There’s an easy way out. Secretary of Defense Lloyd Austin, who is disgracing his office, should unilaterally lift the policy he unilaterally imposed.

 

Another provision in the NDAA wipes out DEI staff and training at the Pentagon. The military was one of the most integrated institutions in American life long before it occurred to anyone that it, too, should be subjected to the fad of DEI, a waste of time at best and an invidious influence at worst.

 

The Republican bill also prevents the military from covering so-called gender-affirming care.

 

In short, on all these matters, the House GOP returns the Pentagon to the pre-woke status quo that no one would have considered unacceptable or controversial several years ago.

 

On Ukraine, meantime, the bill authorized another $300 million in security assistance.

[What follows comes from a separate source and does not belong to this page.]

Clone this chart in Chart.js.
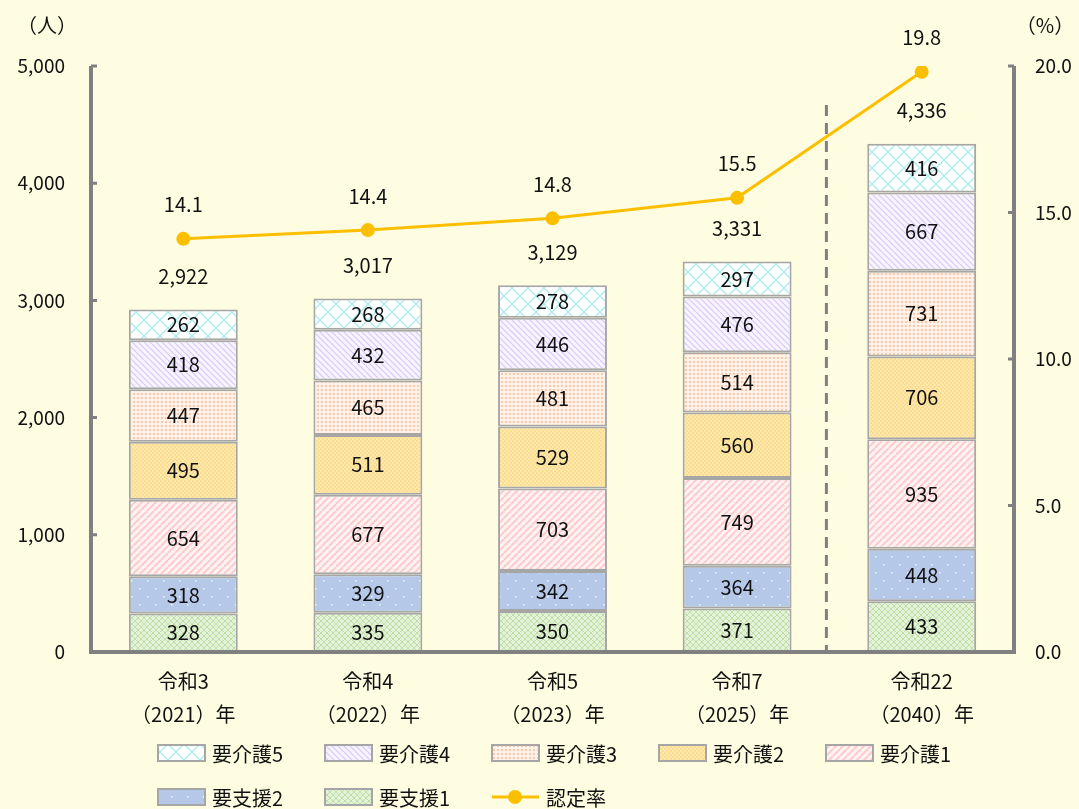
<!DOCTYPE html>
<html>
<head>
<meta charset="utf-8">
<script src="https://cdn.jsdelivr.net/npm/chart.js@4"></script>
<style>
  html, body { margin: 0; padding: 0; background: #fefde2; }
  #wrap { width: 1079px; height: 809px; position: relative; }
</style>
</head>
<body>
<div id="wrap"><canvas id="chart1"></canvas></div>
<script>
// data
var categories = [['令和3', '（2021）年'], ['令和4', '（2022）年'], ['令和5', '（2023）年'], ['令和7', '（2025）年'], ['令和22', '（2040）年']];
var shien1 = [328, 335, 350, 371, 433];
var shien2 = [318, 329, 342, 364, 448];
var kaigo1 = [654, 677, 703, 749, 935];
var kaigo2 = [495, 511, 529, 560, 706];
var kaigo3 = [447, 465, 481, 514, 731];
var kaigo4 = [418, 432, 446, 476, 667];
var kaigo5 = [262, 268, 278, 297, 416];
var totals = [2922, 3017, 3129, 3331, 4336];
var rate = [14.1, 14.4, 14.8, 15.5, 19.8];

var FONT = '"Noto Sans CJK JP", "Noto Sans", sans-serif';
var AXIS = '#808080';

/* patterns */
function makePattern(size, bg, draw) {
    var c = document.createElement('canvas');
    c.width = size; c.height = size;
    var g = c.getContext('2d');
    g.fillStyle = bg;
    g.fillRect(0, 0, size, size);
    draw(g, size);
    return g.createPattern(c, 'repeat');
}
var pKaigo5 = makePattern(16, '#fcfffe', function (g, s) {
    g.strokeStyle = '#ade9ee'; g.lineWidth = 1.3;
    g.beginPath();
    g.moveTo(0, 0); g.lineTo(s, s);
    g.moveTo(s, 0); g.lineTo(0, s);
    g.stroke();
});
var pKaigo4 = makePattern(6, '#f8f4ff', function (g, s) {
    g.strokeStyle = '#d6c7f7'; g.lineWidth = 1.2;
    g.beginPath();
    for (var k = -1; k <= 1; k++) { g.moveTo(k * s, 0); g.lineTo(k * s + s, s); }
    g.stroke();
});
var pKaigo3 = makePattern(4, '#fdf1e8', function (g) {
    g.fillStyle = '#f9c9ae';
    g.fillRect(1, 1, 2, 2);
});
var pKaigo2 = makePattern(4, '#fde9ad', function (g) {
    g.fillStyle = '#fcdc8e';
    g.fillRect(0, 0, 2, 2);
    g.fillRect(2, 2, 2, 2);
});
var pKaigo1 = makePattern(7, '#fff2f2', function (g, s) {
    g.strokeStyle = '#fccbcb'; g.lineWidth = 2;
    g.beginPath();
    for (var k = -1; k <= 1; k++) { g.moveTo(k * s, s); g.lineTo(k * s + s, 0); }
    g.stroke();
});
var pShien2 = makePattern(16, '#b5c8e8', function (g) {
    g.fillStyle = '#f4f7fc';
    g.fillRect(3, 4, 1.5, 1.5);
    g.fillRect(11, 12, 1.5, 1.5);
});
var pShien1 = makePattern(6, '#e3f2d8', function (g, s) {
    g.strokeStyle = '#bddfa6'; g.lineWidth = 1;
    g.beginPath();
    g.moveTo(0, 0); g.lineTo(s, s);
    g.moveTo(s, 0); g.lineTo(0, s);
    g.stroke();
});

function barSet(label, data, pattern) {
    return {
        type: 'bar', label: label, data: data, yAxisID: 'y',
        backgroundColor: pattern, borderColor: '#a6a6a6', borderWidth: 2,
        borderSkipped: false, barPercentage: 0.59, categoryPercentage: 1
    };
}

var legendItems = [
    ['要介護5', pKaigo5], ['要介護4', pKaigo4], ['要介護3', pKaigo3], ['要介護2', pKaigo2], ['要介護1', pKaigo1],
    ['要支援2', pShien2], ['要支援1', pShien1], ['認定率', null]
];

var extras = {
    id: 'extras',
    afterDatasetsDraw: function (chart) {
        var ctx = chart.ctx, a = chart.chartArea;
        var x = chart.scales.x, y = chart.scales.y, y1 = chart.scales.y1;
        ctx.save();
        // dashed separator
        var xd = (x.getPixelForValue(3) + x.getPixelForValue(4)) / 2 - 3;
        ctx.strokeStyle = AXIS; ctx.lineWidth = 3; ctx.setLineDash([11, 7]);
        ctx.beginPath(); ctx.moveTo(xd, 105); ctx.lineTo(xd, a.bottom); ctx.stroke();
        ctx.setLineDash([]);
        // axis lines
        ctx.lineWidth = 4; ctx.strokeStyle = AXIS;
        ctx.beginPath();
        ctx.moveTo(a.left, a.top); ctx.lineTo(a.left, a.bottom); ctx.lineTo(a.right, a.bottom); ctx.lineTo(a.right, a.top);
        ctx.stroke();
        ctx.lineWidth = 3;
        ctx.beginPath();
        y.ticks.forEach(function (t) {
            if (t.value === 0) return;
            var py = y.getPixelForValue(t.value);
            ctx.moveTo(a.left, py); ctx.lineTo(a.left + 6, py);
        });
        y1.ticks.forEach(function (t) {
            if (t.value === 0) return;
            var py = y1.getPixelForValue(t.value);
            ctx.moveTo(a.right, py); ctx.lineTo(a.right - 6, py);
        });
        ctx.stroke();

        // value labels in segments
        ctx.fillStyle = '#111';
        ctx.textAlign = 'center'; ctx.textBaseline = 'middle';
        ctx.font = '20px ' + FONT;
        chart.data.datasets.forEach(function (ds, i) {
            if (ds.type !== 'bar') return;
            chart.getDatasetMeta(i).data.forEach(function (el, j) {
                ctx.fillText(String(ds.data[j]), el.x, (el.y + el.base) / 2);
            });
        });
        // totals above bars
        var topIdx = chart.data.datasets.length - 1;
        chart.getDatasetMeta(topIdx).data.forEach(function (el, j) {
            ctx.fillText(totals[j].toLocaleString('en-US'), el.x, el.y - 33);
        });
        // rate labels
        chart.getDatasetMeta(0).data.forEach(function (el, j) {
            ctx.fillText(rate[j].toFixed(1), el.x, el.y - 34);
        });

        // axis titles
        ctx.font = '20px ' + FONT;
        ctx.fillText('（人）', 47, 25);
        ctx.fillText('（%）', 1045, 25);

        // legend
        ctx.font = '20px ' + FONT;
        ctx.textAlign = 'left';
        legendItems.forEach(function (it, k) {
            var row = k < 5 ? 0 : 1, col = k < 5 ? k : k - 5;
            var lx = 158 + col * 167, ly = row === 0 ? 753 : 797;
            if (it[1]) {
                ctx.fillStyle = it[1];
                ctx.fillRect(lx, ly - 8, 47, 16);
                ctx.strokeStyle = '#a6a6a6'; ctx.lineWidth = 2;
                ctx.strokeRect(lx, ly - 8, 47, 16);
            } else {
                ctx.strokeStyle = '#fcbf00'; ctx.lineWidth = 3;
                ctx.beginPath(); ctx.moveTo(lx, ly); ctx.lineTo(lx + 47, ly); ctx.stroke();
                ctx.fillStyle = '#fcbf00';
                ctx.beginPath(); ctx.arc(lx + 23, ly, 7, 0, Math.PI * 2); ctx.fill();
            }
            ctx.fillStyle = '#111';
            ctx.fillText(it[0], lx + 54, ly + 1);
        });
        ctx.restore();
    }
};

var ctx = document.getElementById('chart1').getContext('2d');
var chart1 = new Chart(ctx, {
    data: {
        labels: categories,
        datasets: [
            {
                type: 'line', label: '認定率', data: rate, yAxisID: 'y1',
                borderColor: '#fcbf00', backgroundColor: '#fcbf00', borderWidth: 3,
                pointRadius: 7, pointBorderWidth: 0, pointBackgroundColor: '#fcbf00'
            },
            barSet('要支援1', shien1, pShien1),
            barSet('要支援2', shien2, pShien2),
            barSet('要介護1', kaigo1, pKaigo1),
            barSet('要介護2', kaigo2, pKaigo2),
            barSet('要介護3', kaigo3, pKaigo3),
            barSet('要介護4', kaigo4, pKaigo4),
            barSet('要介護5', kaigo5, pKaigo5)
        ]
    },
    options: {
        responsive: true,
        maintainAspectRatio: false,
        animation: false,
        layout: { padding: { top: 66, left: 0, right: 0, bottom: 0 } },
        plugins: {
            legend: { display: false },
            tooltip: { enabled: false }
        },
        scales: {
            x: {
                stacked: true,
                grid: { display: false, drawTicks: false },
                border: { display: false },
                ticks: { color: '#111', font: { size: 20, family: FONT, lineHeight: 1.65 }, padding: 13, maxRotation: 0 },
                afterFit: function (s) { s.height = 157; }
            },
            y: {
                stacked: true, position: 'left', min: 0, max: 5000,
                grid: { display: false, drawTicks: false },
                border: { display: false },
                ticks: {
                    stepSize: 1000, color: '#111', padding: 26,
                    font: { size: 19, family: FONT },
                    callback: function (v) { return v.toLocaleString('en-US'); }
                },
                afterFit: function (s) { s.width = 91; }
            },
            y1: {
                position: 'right', min: 0, max: 20,
                grid: { display: false, drawTicks: false },
                border: { display: false },
                ticks: {
                    stepSize: 5, color: '#111', padding: 21,
                    font: { size: 19, family: FONT },
                    callback: function (v) { return v.toFixed(1); }
                },
                afterFit: function (s) { s.width = 65; }
            }
        }
    },
    plugins: [extras]
});
</script>
</body>
</html>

An effort to eliminate that funding by Marjorie Taylor Greene only won 89 votes, while Matt Gaetz’s measure to prohibit all future funding of Ukraine got only 70.

 

Most of the anti-woke measures in the House bill will probably get blocked or watered down in the Senate. Still, House Republicans have pointed the way toward a future — assuming that Republicans can gain unified control in Washington — where the military leaves aside the progressive social causes and concentrates on the hard and indispensable work of fighting and winning the country’s wars.